Vincent Trout Hamlin (May 10, 1900 – June 14, 1993), who preferred the name V. T. Hamlin, was an American comic strip cartoonist. He created the popular, long-run comic strip Alley Oop, syndicated by the Newspaper Enterprise Association.

== Biography ==
=== Early life ===
Born in Perry, Iowa to Erma Trout Hamlin and Dr. Frederick Clarence Hamlin, a dentist. Vincent began drawing at an early age; he first drew the character that became Alley Oop at age 11. Four years later, his first cartoons were published in the Perry Daily Chief. At Perry High School, he went by the nickname Snick, which he used as his signature on cartoons he drew for his high school yearbook, The Eclipse.

=== World War I ===
Lying about his age, Hamlin enlisted in the Army at 17 to fight in World War I. He shipped out as part of the Sixth Army's Motor Transport Group, arriving in France where he served with the American Expeditionary Forces in 1918. Recovering from a poison gas attack in France, Hamlin began illustrating the letters of fellow soldiers, and a newspaper man he met in the Army convinced him he could make a living from his art abilities.

===After World War I===
After his discharge, Hamlin returned to Perry High School in 1919. He then attended college, first a term at the University of Missouri in 1920, followed by studying journalism at Drake University in 1922.

His college experiences ended after a quarrel with an art teacher, as he recalled: "Then the teacher took out my drawing and she stood up with it before the class and announced: 'Now here's a man with a wonderful talent and he wants to waste it on being a cartoonist!'"

He traveled around the US, working at various jobs as a sign painter, animator, window dresser, card writer, movie projectionist and semi-professional boxer. After employment in 1922 as a journalist at the Des Moines News, Hamlin worked for the Texas Grubstakers newspaper and the Fort Worth Record. His income in 1922 was $910.

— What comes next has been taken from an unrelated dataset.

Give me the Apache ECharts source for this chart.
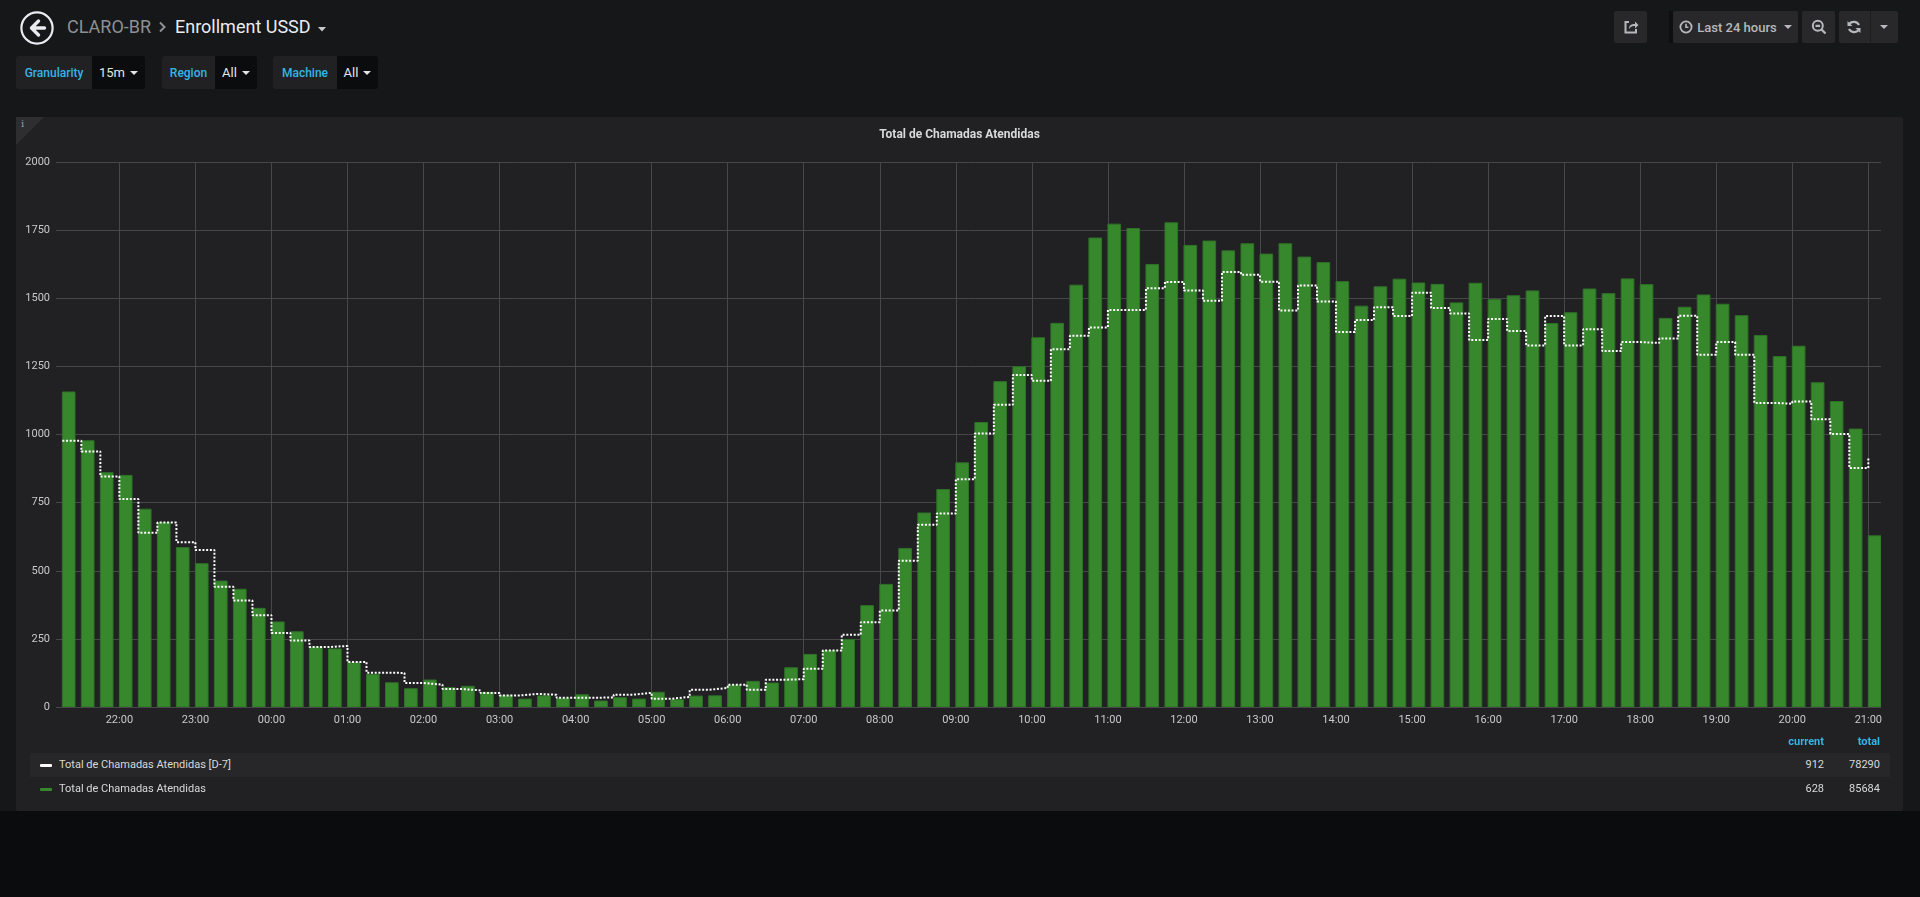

By 1923, he was a staff photographer, cartoonist and writer at the Fort Worth Star-Telegram, where he created his first comic strip, The Hired Hand, and a sports feature, The Panther Kitten. Cartoonist Steve Stiles noted:
The job only lasted a year. It was the Prohibition era and Hamlin and a friend were discovered using the paper's engraving equipment to make counterfeit labels for bootleg whiskey bottles. Hamlin moved on to doing art for an oil industry publication and one day, while wandering through the desolate landscape of the oil fields, began musing about the dinosaurs who had once roamed through the very same territory. Hamlin also acquired a lifelong interest in paleontology through conversations with geologist acquaintances.

On December 24, 1926, he married high-school sweetheart Dorothy Stapleton, who became the model for the character Ooola in Alley Oop. Their daughter Theodora was born in 1927, followed by their son Jon in 1936. In 1928, he worked as a photographer for the Houston Press.

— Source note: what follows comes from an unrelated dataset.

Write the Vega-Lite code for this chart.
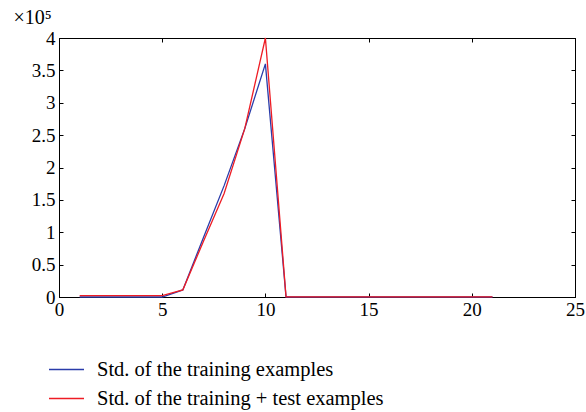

When the oil industry magazine went defunct, the Hamlins returned to Perry, Iowa, in 1930.

V. T. Hamlin's Alley Oop (March 19, 1946). Oop and Ooola time travel to a post-World War II party.

===Alley Oop begins===
In Perry, Hamlin thought about those dinosaurs and started drawing a comic strip titled The Mighty Oop. He was not pleased with his creation, and he destroyed it. A year later, he tried again, submitting Alley Oop to a small syndicate, Bonnet-Brown, which launched the strip as a daily, beginning December 5, 1932. A few months later, Bonnet-Brown collapsed, bringing the strip to an end. NEA picked it up, and it started again on August 7, 1933. Success led to a Sunday strip, added on September 9, 1934.

Dorothy Hamlin also worked on the strip, creating color roughs and contributing story ideas, including the important plot device of time travel that was introduced April 5, 1939.

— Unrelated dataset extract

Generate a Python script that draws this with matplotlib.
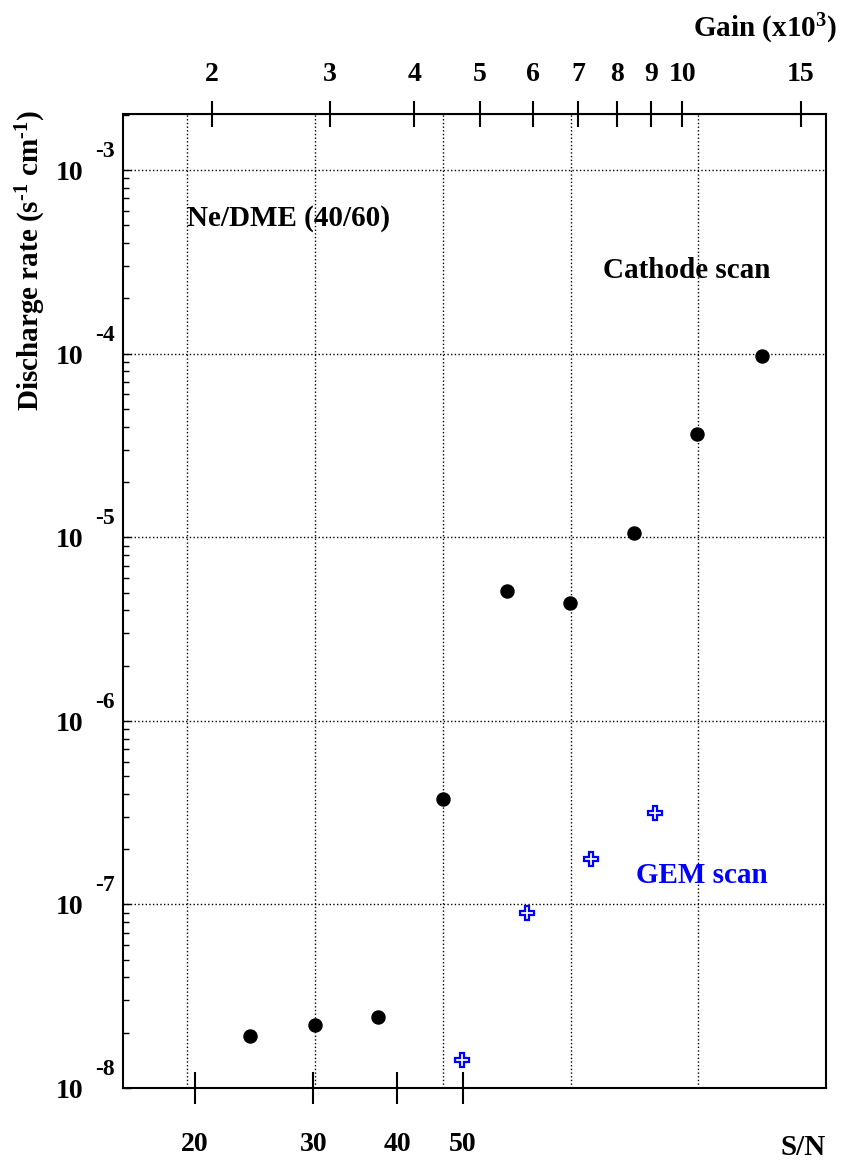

Hamlin wrote and drew Alley Oop until his retirement in 1971. When Hamlin retired because of failing eyesight, Dave Graue took over full-time. Graue had been assisting Hamlin since 1950, and he had been drawing the daily solo since 1966, although it was co-signed by Hamlin. The last daily signed by Hamlin appeared December 31, 1972, and Hamlin's last signed Sunday strip was April 1, 1973.

From his studio in North Carolina, Graue wrote and drew the strip through the 1970s and 1980s until Jack Bender took over as illustrator in 1991. Graue continued to write the strip until his August 2001 retirement. On December 10, 2001, the 75-year-old Graue died in Flat Rock, North Carolina, in a traffic collision. The current Alley Oop Sunday and daily strips are created by writer Joey Alison Sayers and artist Jonathan Lemon.

=== Later life and death ===
The Hamlins moved to Sarasota, Florida, after his retirement. He wrote his autobiography, The Man Who Walked with Dinosaurs, and a novel, The Devil's Daughter. Four Rivers is his fishing memoir.

Dorothy Hamlin died in 1985, and V. T. Hamlin died from natural causes in Brooksville, Florida, in 1993, at the age of 93.

==Archives==
Theodora Hamlin Dewalt donated the V. T. Hamlin Collection to the University of Missouri-Columbia Libraries on December 22, 1990. It includes 126 original cartoons and 436 personal and career photographs, along with newspaper and journal articles about Hamlin's work, contracts and correspondence with Newspaper Enterprise Association, personal and family papers, correspondence and memorabilia.